(TASK STATEMENT) Keep only the lines where "this" appears.
=======
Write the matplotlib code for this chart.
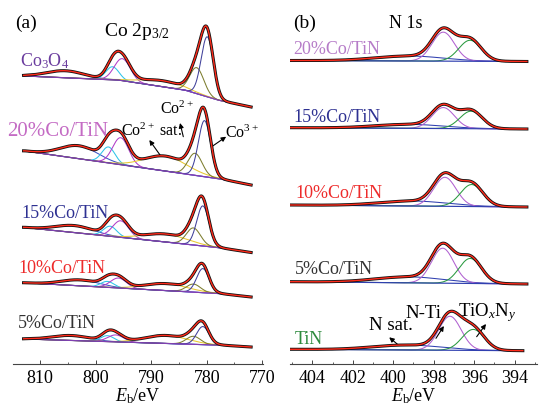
import numpy as np
import matplotlib
matplotlib.use('Agg')
import matplotlib.pyplot as plt

plt.rcParams['font.family'] = ['Liberation Serif', 'DejaVu Serif']
plt.rcParams['mathtext.fontset'] = 'custom'
plt.rcParams['mathtext.rm'] = 'Liberation Serif'
plt.rcParams['mathtext.it'] = 'Liberation Serif:italic'

# ---------------- Panel (a): Co 2p3/2 ----------------
co_labels = ['Co$_3$O$_4$', '20%Co/TiN', '15%Co/TiN', '10%Co/TiN', '5%Co/TiN']
co_label_colors = ['#6a3c9e', '#c46bc4', '#2e3192', '#ee2b2b', '#333333']
co_label_sizes = [13, 15, 13, 13, 13]
co_label_E = [813.64, 815.98, 813.33, 814.0, 814.0]
co_label_y = [302.5, 233, 150.3, 95.7, 40.7]
co_range = [813.0, 772.0]
# baseline nodes (energy) and intensity offsets for each sample
co_base_E = [812.8, 796.0, 784.0, 778.0, 772.0]
co_base = [
    [288, 284, 274, 264, 257],
    [213, 199.7, 190.2, 185.5, 179],
    [136.5, 127, 120, 116.5, 111.5],
    [81.2, 76, 72.4, 70.6, 67],
    [25, 22, 20, 19, 17],
]
# components: broad hump, sat 1, sat 2, Co2+ sat, Co2+, Co3+
co_comp_colors = ['#3a55c8', '#2ec4e8', '#b03cc8', '#e8c830', '#7d7d2e', '#40409a']
co_fwhm = [8.0, 2.8, 3.4, 9.0, 3.0, 2.6]
co_centers = [
    [805.5, 797.0, 795.2, 788.0, 781.8, 779.9],
    [803.0, 797.7, 795.5, 787.4, 782.1, 780.4],
    [803.8, 797.4, 795.5, 787.4, 782.4, 780.7],
    [802.8, 797.9, 795.9, 787.4, 782.4, 780.7],
    [804.5, 797.9, 796.4, 787.4, 782.4, 780.7],
]
co_heights = [
    [7, 13, 22, 6, 26, 60],
    [13, 16, 27, 15, 22, 56],
    [7, 10, 16.5, 8, 17, 40],
    [6, 6, 10, 7, 8, 24],
    [5, 6, 7, 8, 8, 18],
]
co_base_color = '#8040b0'

# ---------------- Panel (b): N 1s ----------------
n_labels = ['20%Co/TiN', '15%Co/TiN', '10%Co/TiN', '5%Co/TiN', 'TiN']
n_label_colors = ['#b67cc8', '#2e3192', '#ee2b2b', '#333333', '#2e8b3e']
n_label_E = [404.94, 404.94, 404.85, 404.85, 404.85]
n_label_y = [314, 246, 170.7, 95, 24]
n_start_E = [405.1, 405.1, 405.1, 405.1, 405.1]
n_end_E = [393.4, 393.4, 393.4, 393.4, 393.6]
n_base_start = [303.5, 236.3, 159, 82.3, 14.7]
n_base_end = [302.5, 235, 157, 80, 13.3]
# components: satellite hump, N-Ti, TiOxNy
n_comp_colors = ['#3040b0', '#b060d0', '#2a9a40']
n_fwhm = [4.0, 1.3, 1.3]
n_centers = [
    [399.2, 397.53, 396.21],
    [399.2, 397.53, 396.16],
    [399.0, 397.45, 396.13],
    [399.2, 397.56, 396.20],
    [399.3, 397.20, 396.05],
]
n_heights = [
    [5, 29, 21],
    [4, 21, 17.5],
    [5, 29, 22],
    [6, 35, 25],
    [5, 34, 21],
]


def gauss(E, c, h, fw):
    s = fw / 2.3548
    return h * np.exp(-0.5 * ((E - c) / s) ** 2)


fig = plt.figure(figsize=(5.39, 4.09), dpi=100)
ax_a = fig.add_axes([13 / 539, 45 / 409, 249.5 / 539, 364 / 409])
ax_b = fig.add_axes([290 / 539, 45 / 409, 247 / 539, 364 / 409])

for ax in (ax_a, ax_b):
    for s in ('top', 'left', 'right'):
        ax.spines[s].set_visible(False)
    ax.spines['bottom'].set_color('#444444')
    ax.spines['bottom'].set_linewidth(0.8)
    ax.set_yticks([])
    ax.set_ylim(0, 364)
    ax.tick_params(axis='x', which='major', direction='in', length=3, width=0.7,
                   labelsize=13, pad=4, color='#444444')
    ax.tick_params(axis='x', which='minor', direction='in', length=1.8, width=0.6,
                   color='#444444')
    ax.patch.set_alpha(0)
    ax.set_xlabel('$E_\\mathrm{b}$/eV', fontsize=13, labelpad=0)

# ---- draw panel a ----
ax_a.set_xlim(814.9, 769.95)
ax_a.set_xticks([810, 800, 790, 780, 770])
ax_a.set_xticks([805, 795, 785, 775], minor=True)
Ea = np.linspace(co_range[0], co_range[1], 500)
for i in range(len(co_labels)):
    base = np.interp(Ea, co_base_E[::-1], co_base[i][::-1])
    total = base.copy()
    for k in range(6):
        g = gauss(Ea, co_centers[i][k], co_heights[i][k], co_fwhm[k])
        total += g
        ax_a.plot(Ea, base + g, color=co_comp_colors[k], lw=0.75, zorder=2)
    ax_a.plot(Ea, base, color=co_base_color, lw=0.85, zorder=2)
    ax_a.plot(Ea, total, color='#111111', lw=2.2, zorder=3)
    ax_a.plot(Ea, total, color='#ff2a1a', lw=1.0, zorder=4)
    ax_a.text(co_label_E[i], co_label_y[i], co_labels[i], color=co_label_colors[i],
              fontsize=co_label_sizes[i], ha='left', va='center', clip_on=False)

ax_a.text(812.56, 341, '(a)', fontsize=14, ha='center', va='center')
ax_a.text(792.47, 332, 'Co 2p$_{3/2}$', fontsize=14, ha='center', va='center')

arw = dict(arrowstyle='-|>', lw=0.8, color='black', mutation_scale=7,
           shrinkA=0, shrinkB=0)
ax_a.text(785.3, 255, 'Co$^{2+}$', fontsize=11.5, ha='center', va='center')
ax_a.annotate('', xy=(784.81, 241), xytext=(784.22, 227.3), arrowprops=arw)
ax_a.text(790.0, 233, 'Co$^{2+}$ sat.', fontsize=11.5, ha='center', va='center')
ax_a.annotate('', xy=(790.34, 224), xytext=(788.41, 209), arrowprops=arw)
ax_a.text(773.64, 231, 'Co$^{3+}$', fontsize=11.5, ha='center', va='center')
ax_a.annotate('', xy=(776.5, 227.3), xytext=(779.1, 217.3), arrowprops=arw)

# ---- draw panel b ----
ax_b.set_xlim(405.1, 392.9)
ax_b.set_xticks([404, 402, 400, 398, 396, 394])
ax_b.set_xticks([405, 403, 401, 399, 397, 395, 393], minor=True)
for i in range(len(n_labels)):
    Eb = np.linspace(n_start_E[i], n_end_E[i], 500)
    base = np.interp(Eb, [n_end_E[i], n_start_E[i]], [n_base_end[i], n_base_start[i]])
    total = base.copy()
    for k in range(3):
        g = gauss(Eb, n_centers[i][k], n_heights[i][k], n_fwhm[k])
        total += g
        ax_b.plot(Eb, base + g, color=n_comp_colors[k], lw=0.75, zorder=2)
    ax_b.plot(Eb, base, color='#3040b0', lw=0.85, zorder=2)
    ax_b.plot(Eb, total, color='#111111', lw=2.2, zorder=3)
    ax_b.plot(Eb, total, color='#ff2a1a', lw=1.0, zorder=4)
    ax_b.text(n_label_E[i], n_label_y[i], n_labels[i], color=n_label_colors[i],
              fontsize=13, ha='left', va='center', clip_on=False)

ax_b.text(404.36, 340.5, '(b)', fontsize=14, ha='center', va='center')
ax_b.text(399.38, 340.5, 'N 1s', fontsize=13, ha='center', va='center')
ax_b.text(400.12, 39, 'N sat.', fontsize=13.5, ha='center', va='center')
ax_b.annotate('', xy=(400.2, 26.7), xytext=(399.75, 19), arrowprops=arw)
ax_b.text(398.52, 51, 'N-Ti', fontsize=13.5, ha='center', va='center')
ax_b.annotate('', xy=(397.5, 38), xytext=(397.89, 25.7), arrowprops=arw)
ax_b.text(395.37, 51.5, 'TiO$_x$N$_y$', fontsize=13.5, ha='center', va='center')
ax_b.annotate('', xy=(395.42, 40), xytext=(395.88, 27.3), arrowprops=arw)

fig.savefig('out.png', dpi=100)
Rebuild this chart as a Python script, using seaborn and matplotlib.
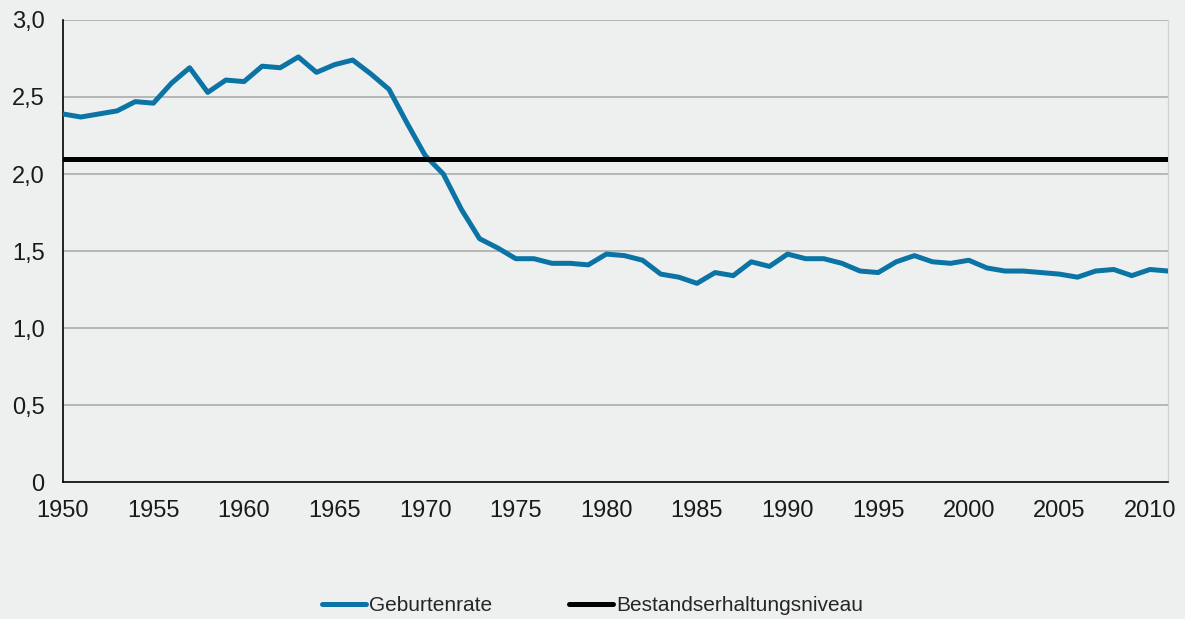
=======
(WRITTEN RESPONSE)
Write the matplotlib code for this chart.
Rebuild this chart as a Python script, using seaborn and matplotlib.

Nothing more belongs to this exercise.